PARIS,   — Since his 2017 presidential campaign, Emmanuel Macron has never hid his lofty ambitions to shake up France in a big way.

A former investment banker, Macron has conveyed France as “le start up nation” and favors the disruptive enthusiasm of a Silicon Valley venture capitalist in a country that also cherishes its age-old traditions.

Nothing is apparently off the table. Early in his presidency, Macron succeeded in making it easier for small French businesses to hire and fire employees. And late last year, he set his sights on what is known in France as the “mother of all reforms”— an overhaul of the country’s famously generous retirement system, a prize that’s eluded many of his predecessors.

After Macron introduced his reform project — streamlining a dizzying system of 42 separate retirement schemes into a single points-based system — there were two months of crippling strikes, a classic French form of public theater.

At the behest of France’s trade unions, national and local train lines came screeching to a halt, and even some flights were canceled as workers took to the streets to protest changes to their pensions and the national retirement age.

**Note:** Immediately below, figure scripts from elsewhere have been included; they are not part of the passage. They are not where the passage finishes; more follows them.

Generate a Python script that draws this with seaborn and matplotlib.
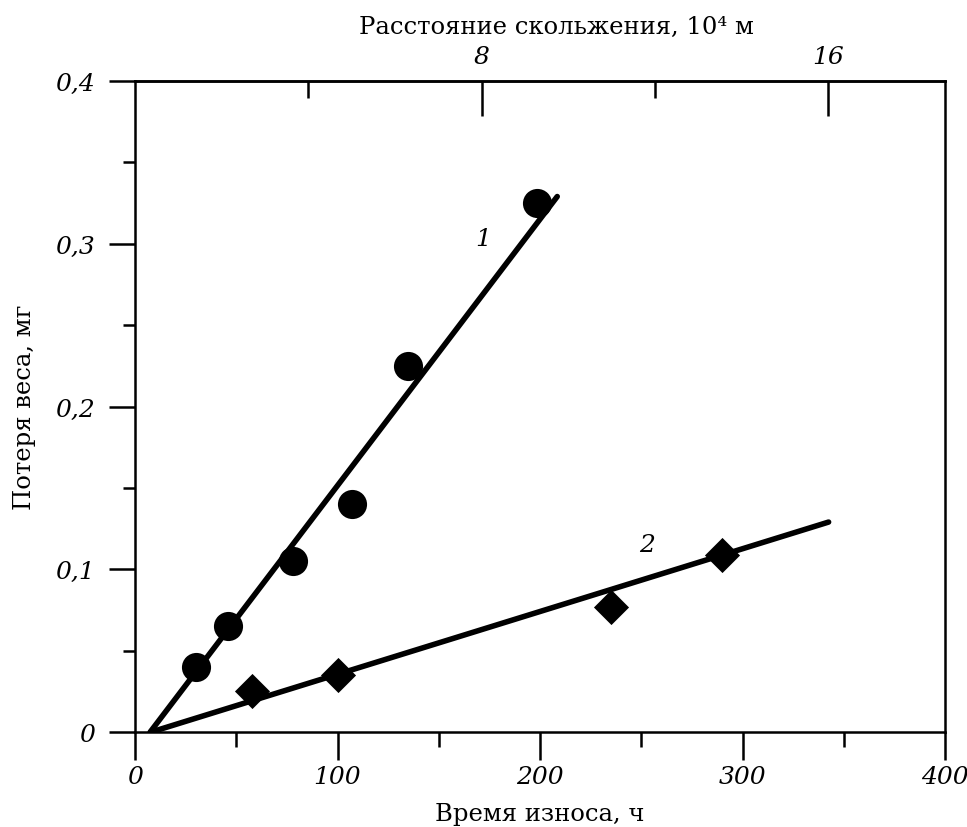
import numpy as np
import pandas as pd
import matplotlib
import matplotlib.pyplot as plt
import seaborn as sns
from matplotlib.ticker import MultipleLocator, FuncFormatter, FixedLocator

matplotlib.use('Agg')

# Series 1 (circles) and 2 (diamonds): wear time, h vs weight loss, mg
time_1 = [30, 46, 78, 107, 135, 198.5]
loss_1 = [0.040, 0.065, 0.105, 0.140, 0.225, 0.325]
time_2 = [58, 100, 235, 290]
loss_2 = [0.025, 0.035, 0.077, 0.109]

# fitted lines (end points)
fit_1_x = [7.5, 208.5]
fit_1_y = [0.0, 0.329]
fit_2_x = [8.0, 342.5]
fit_2_y = [0.0, 0.129]

# hours per 10^4 m of sliding distance (top axis)
hours_per_unit = 21.4

curve_labels = ['1', '2']
curve_label_x = [172, 253]
curve_label_y = [0.303, 0.1155]

sns.set_style('ticks')
plt.rcParams['font.family'] = ['DejaVu Serif']
plt.rcParams['text.color'] = 'black'
plt.rcParams['axes.labelcolor'] = 'black'
plt.rcParams['xtick.color'] = 'black'
plt.rcParams['ytick.color'] = 'black'
plt.rcParams['axes.edgecolor'] = 'black'

df1 = pd.DataFrame({'t': time_1, 'w': loss_1})
df2 = pd.DataFrame({'t': time_2, 'w': loss_2})
line1 = pd.DataFrame({'t': fit_1_x, 'w': fit_1_y})
line2 = pd.DataFrame({'t': fit_2_x, 'w': fit_2_y})

fig = plt.figure(figsize=(9.67, 8.28), dpi=100)
ax = fig.add_axes([0.1396, 0.1147, 0.8377, 0.7863])

sns.lineplot(data=line1, x='t', y='w', color='black', linewidth=4.0, ax=ax)
sns.lineplot(data=line2, x='t', y='w', color='black', linewidth=4.0, ax=ax)
sns.scatterplot(data=df1, x='t', y='w', marker='o', s=440, color='black',
                edgecolor='black', linewidth=0, ax=ax, zorder=3)
sns.scatterplot(data=df2, x='t', y='w', marker='D', s=320, color='black',
                edgecolor='black', linewidth=0, ax=ax, zorder=3)

for lab, lx, ly in zip(curve_labels, curve_label_x, curve_label_y):
    ax.text(lx, ly, lab, fontsize=18, style='italic', ha='center', va='center')

ax.set_xlim(0, 400)
ax.set_ylim(0, 0.4)

for s in ax.spines.values():
    s.set_linewidth(1.8)
    s.set_visible(True)
    s.set_color('black')

comma = FuncFormatter(lambda v, p: '0' if v == 0 else f'{v:.1f}'.replace('.', ','))
ax.xaxis.set_major_locator(MultipleLocator(100))
ax.xaxis.set_minor_locator(MultipleLocator(50))
ax.yaxis.set_major_locator(MultipleLocator(0.1))
ax.yaxis.set_minor_locator(MultipleLocator(0.05))
ax.yaxis.set_major_formatter(comma)
ax.xaxis.set_major_formatter(FuncFormatter(lambda v, p: f'{v:.0f}'))

ax.tick_params(axis='x', which='major', direction='out', length=20, width=1.8,
               pad=4, labelsize=18, top=False)
ax.tick_params(axis='x', which='minor', direction='out', length=11, width=1.8, top=False)
ax.tick_params(axis='y', which='major', direction='out', length=19, width=1.8,
               pad=10, labelsize=18, right=False)
ax.tick_params(axis='y', which='minor', direction='out', length=9, width=1.8, right=False)
for t in ax.get_xticklabels() + ax.get_yticklabels():
    t.set_style('italic')

ax.set_xlabel('Время износа, ч', fontsize=17.5, labelpad=10)
ax.set_ylabel('Потеря веса, мг', fontsize=17.5, labelpad=14)

top = ax.secondary_xaxis('top', functions=(lambda x: x / hours_per_unit,
                                           lambda x: x * hours_per_unit))
top.xaxis.set_major_locator(FixedLocator([8, 16]))
top.xaxis.set_minor_locator(FixedLocator([4, 12]))
top.tick_params(axis='x', which='major', direction='in', length=25, width=1.8,
                pad=9, labelsize=18)
top.tick_params(axis='x', which='minor', direction='in', length=12, width=1.8)
top.spines['top'].set_linewidth(1.8)
top.spines['top'].set_color('black')
for t in top.get_xticklabels():
    t.set_style('italic')
top.set_xlabel('Расстояние скольжения, 10⁴ м', fontsize=17.5, labelpad=9, x=0.52)

fig.savefig('out.png', dpi=100)
plt.close(fig)
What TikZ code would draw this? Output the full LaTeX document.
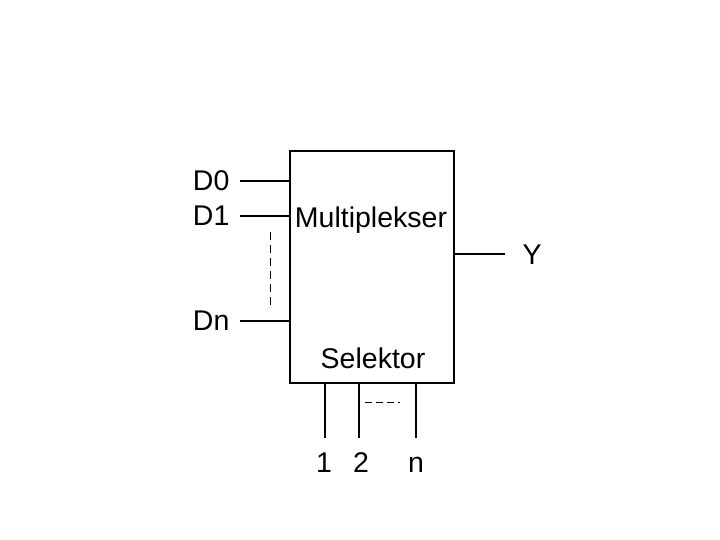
\documentclass[tikz,border=0pt]{standalone}
\usepackage{fontspec}
\setmainfont{Liberation Sans}
\usetikzlibrary{positioning}

\begin{document}
\begin{tikzpicture}[x=1pt,y=-1pt,line width=1.2pt,
    lab/.style={font=\fontsize{28.5}{32}\selectfont,inner sep=0pt},
    gap/.style={line width=0.8pt,dash pattern=on 8pt off 5pt}]
  \useasboundingbox (0,0) rectangle (720,540);
  \node[draw,minimum width=164pt,minimum height=232pt,inner sep=0pt] (mux) at (372,267) {};
  \node[lab,anchor=base] (name) at (371,228) {Multiplekser};
  \node[lab,anchor=base] (sel) at (373,368) {Selektor};
  % data inputs
  \coordinate (d0) at (240,181);
  \coordinate (d1) at (240,216);
  \coordinate (dn) at (240,321);
  \foreach \p/\lab in {d0/D0,d1/D1,dn/Dn} {
    \draw (\p) -- (\p -| mux.west);
    \node[lab,left=10pt of \p] (l\p) {\lab};
  }
  \coordinate (dtop) at (270,232);
  \coordinate (dbot) at (270,306);
  \draw[gap] (dtop) -- (dbot);
  % output
  \coordinate (out) at (505,254);
  \draw (out -| mux.east) -- (out);
  \node[lab] (ly) at (532,255) {Y};
  % select lines
  \coordinate (s1) at (325,438);
  \coordinate (s2) at (359,438);
  \coordinate (sn) at (416,438);
  \draw (s1 |- mux.south) -- (s1);
  \draw (s2 |- mux.south) -- (s2);
  \draw (sn |- mux.south) -- (sn);
  \node[lab,anchor=base] (l1) at (324,472) {1};
  \node[lab,anchor=base] (l2) at (361,472) {2};
  \node[lab,anchor=base] (ln) at (416,472) {n};
  \coordinate (sa) at (365,402);
  \coordinate (sb) at (400,402);
  \draw[gap,dash pattern=on 7pt off 4pt] (sa) -- (sb);
\end{tikzpicture}
\end{document}
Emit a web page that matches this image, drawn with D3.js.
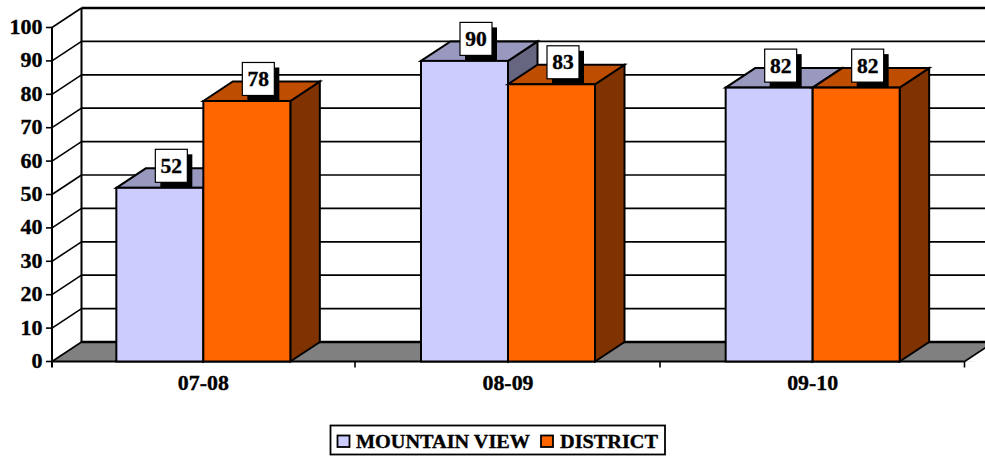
<!DOCTYPE html>
<html><head><meta charset="utf-8">
<script src="https://cdn.jsdelivr.net/npm/d3@7/dist/d3.min.js"></script>
<style>html,body{margin:0;padding:0;background:#fff;overflow:hidden}svg{display:block}
text{font-family:"Liberation Serif","Times New Roman",serif;font-weight:bold;fill:#000;stroke:#000;stroke-width:0.35px}</style>
</head><body><svg id="c" width="985" height="456"></svg>
<script>
const categories = ["07-08","08-09","09-10"];
const seriesNames = ["MOUNTAIN VIEW","DISTRICT"];
const mountainView = [52,90,82];
const district = [78,83,82];
const yTicks = d3.range(0,101,10);
const fills = {"MOUNTAIN VIEW":["#CCCCFF","#9999BF","#666680"],"DISTRICT":["#FF6600","#BF4D00","#803300"]};

const svg = d3.select("#c");
const dx = 29.5, dy = -19.5, stroke = "#000";
const y = d3.scaleLinear().domain([0,100]).range([361.5,27.5]);
const x = d3.scaleBand().domain(categories).range([51,965]);
const axisX = 52;
const barW = 87;
const inner = d3.scaleBand().domain(seriesNames).range([-barW,barW]);
const center = c => x(c)+x.bandwidth()/2;
const right = 985+40;
const poly = p => p.map(q=>q.join(",")).join(" ");

// floor
svg.append("polygon").attr("points",poly([[axisX,y(0)],[axisX+dx,y(0)+dy],[right,y(0)+dy],[right,y(0)]])).attr("fill","#808080");
// gridlines + wall
yTicks.forEach(t=>{
  const w = t===100?2.4:(t===0?2.4:1.7);
  svg.append("line").attr("x1",axisX+dx).attr("x2",right).attr("y1",y(t)+dy).attr("y2",y(t)+dy).attr("stroke",stroke).attr("stroke-width",w);
  svg.append("line").attr("x1",axisX).attr("x2",axisX+dx).attr("y1",y(t)).attr("y2",y(t)+dy).attr("stroke",stroke).attr("stroke-width",1.6);
  svg.append("line").attr("x1",axisX-6).attr("x2",axisX).attr("y1",y(t)).attr("y2",y(t)).attr("stroke",stroke).attr("stroke-width",1.6);
  const s = String(t);
  svg.append("text").attr("x",42.5-s.length*11).attr("y",y(t)+6.5).attr("font-size",20.5).attr("textLength",s.length*11).attr("lengthAdjust","spacingAndGlyphs").text(t);
});
// floor front right corner clip: white triangle under the last edge
svg.append("polygon").attr("points",poly([[964.5,y(0)],[964.5+dx,y(0)+dy],[right,y(0)+dy],[right,y(0)+2]])).attr("fill","#fff");
svg.append("line").attr("x1",964.5).attr("x2",964.5+dx).attr("y1",y(0)).attr("y2",y(0)+dy).attr("stroke",stroke).attr("stroke-width",1.6);
// axes
svg.append("line").attr("x1",axisX+dx).attr("x2",axisX+dx).attr("y1",y(100)+dy).attr("y2",y(0)+dy).attr("stroke",stroke).attr("stroke-width",2);
svg.append("line").attr("x1",axisX).attr("x2",axisX).attr("y1",y(100)).attr("y2",y(0)+6).attr("stroke",stroke).attr("stroke-width",2);
svg.append("line").attr("x1",axisX).attr("x2",964.5).attr("y1",y(0)).attr("y2",y(0)).attr("stroke",stroke).attr("stroke-width",2.2);
[355,660,964.5].forEach(v=>svg.append("line").attr("x1",v).attr("x2",v).attr("y1",y(0)).attr("y2",y(0)+6).attr("stroke",stroke).attr("stroke-width",1.6));
categories.forEach(c=>svg.append("text").attr("x",center(c)).attr("y",390).attr("text-anchor","middle").attr("font-size",21).attr("textLength",51).attr("lengthAdjust","spacingAndGlyphs").text(c));

// bars
const rows = categories.flatMap((c,i)=>[{c,s:seriesNames[0],v:mountainView[i]},{c,s:seriesNames[1],v:district[i]}]);
const g = svg.append("g").attr("stroke","#000").attr("stroke-width",2).attr("stroke-linejoin","miter");
rows.forEach(d=>{
  const x0 = center(d.c)+inner(d.s), x1 = x0+barW, t = y(d.v), b = y(0);
  const [fF,fT,fS] = fills[d.s];
  g.append("polygon").attr("points",poly([[x1,t],[x1+dx,t+dy],[x1+dx,b+dy],[x1,b]])).attr("fill",fS);
  g.append("polygon").attr("points",poly([[x0,t],[x0+dx,t+dy],[x1+dx,t+dy],[x1,t]])).attr("fill",fT);
  g.append("rect").attr("x",x0).attr("y",t).attr("width",barW).attr("height",b-t).attr("fill",fF);
});
// data labels
rows.forEach(d=>{
  const cx = center(d.c)+inner(d.s)+barW/2+11.5, bottom = y(d.v)-5.5, w=32, h=33;
  svg.append("rect").attr("x",cx-w/2+5).attr("y",bottom-h+5).attr("width",w).attr("height",h).attr("fill","#000");
  svg.append("rect").attr("x",cx-w/2).attr("y",bottom-h).attr("width",w).attr("height",h).attr("fill","#fff").attr("stroke","#000").attr("stroke-width",1.2);
  svg.append("text").attr("x",cx).attr("y",bottom-h/2+7).attr("text-anchor","middle").attr("font-size",21.5).text(d.v);
});
// legend
svg.append("rect").attr("x",330.5).attr("y",425.5).attr("width",334.5).attr("height",29).attr("fill","#fff").attr("stroke","#000").attr("stroke-width",1.8);
const legend = [{s:seriesNames[0],sx:337.5,tx:356,tl:174},{s:seriesNames[1],sx:541,tx:560,tl:98}];
legend.forEach(l=>{
  svg.append("rect").attr("x",l.sx).attr("y",435.5).attr("width",12).attr("height",11.5).attr("fill",fills[l.s][0]).attr("stroke","#000").attr("stroke-width",1.8);
  svg.append("text").attr("x",l.tx).attr("y",447.5).attr("font-size",18).attr("textLength",l.tl).attr("lengthAdjust","spacingAndGlyphs").text(l.s);
});
</script></body></html>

Macron charged ahead regardless, offering a few concessions but not any major ones, and the strikes are mostly over now.

But as things gradually return to normal, the 42-year-old president cannot quite be seen as the victor, and neither can the unions be said to have failed. In an environment of heavy malaise, the clash between an increasingly isolated Élysée Palace and the streets continues, only in different forms.